In an interview with Newsweek, Frazier said money was not the only consideration and that he was keen to choose the right editor to help him shape the book from the beginning.

"I wanted to pick the person I wanted to work with," he said. "I've heard writers say, 'Nobody up in New York puts a pencil to my work', but I find it a really rewarding experience to work with someone who knows what they're doing," Frazier said.

The woman he selected for the job was Ann Godoff, Random House's editor-in-chief. "Frazier has a uniquely American voice that spoke memorably to the readers of Cold Mountain," Ms Godoff said. She said she was confident the new book would "take his readers back to the territory they long to return to".

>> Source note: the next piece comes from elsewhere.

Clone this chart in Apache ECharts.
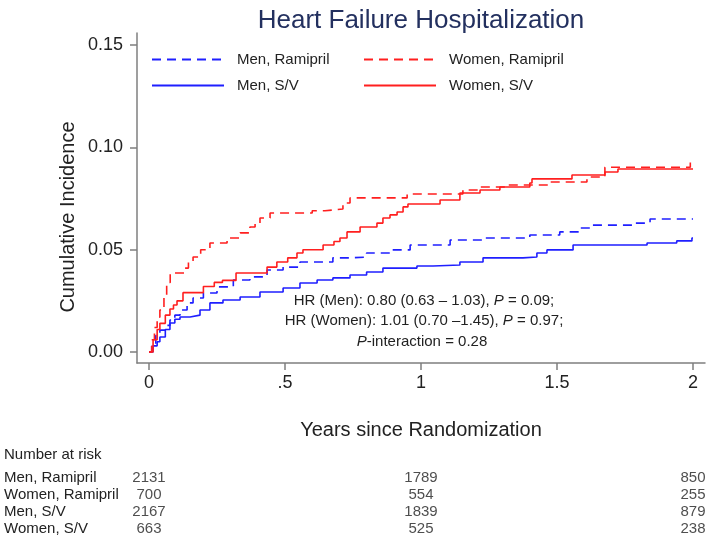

Frazier was offered $100,000 for Cold Mountain in the mid-1990s. Morgan Entrekin, Grove/Atlantic's president, who took a big gamble on an unknown writer, was graceful about losing him.

"I'm really, really disappointed, but I can't begrudge him for whatever decision he has to make for his family," Mr Entrekin said.

"The guy wrote a book that helped me build my company into what it is. I can't be bitter towards him."

Book value

The biggest advances for fiction books:

£45m to Mary Higgins Clark, known as America's queen of suspense, for a five-book deal with Simon & Schuster.

£32m to Tom Clancy, author of The Hunt for Red October, for a two-book deal with Penguin Puttnam.

£27m to Michael Crichton, creator of Jurassic Park and ER, for a two-book deal with HarperCollins.

£23m to the horror writer Stephen King for his final four-book deal before he announced he was stopping writing.

£20m to Barbara Taylor Bradford, who launched her career in 1979 with A Woman of Substance, for a three-book deal in 1994.

£4m to millionaire socialist Ken Follett for each book.

£2.7m to Stephen Carter, a Yale law professor, for his first novel, The Emperor of Ocean Park.

£2m to Nicholas Evans for his first novel, The Horse Whisperer, after a bidding war at the Frankfurt Book Fair.

£2m to Nick Hornby for two books and a move from Gollancz to Penguin after the success of High Fidelity and Fever Pitch.

£1.3m to Ian Rankin,creator of the Inspector Rebus crime series set in Edinburgh, for two books.

£1.1m to Ben Elton for two books and a move from Simon & Schuster to Transworld.

£0.6m to This Life writer Amy Jenkins for a two-book deal including her first novel, reportedly based on the strength of a proposal written in two days.

£0.5m to Martin Amis for The Information and a book of short stories.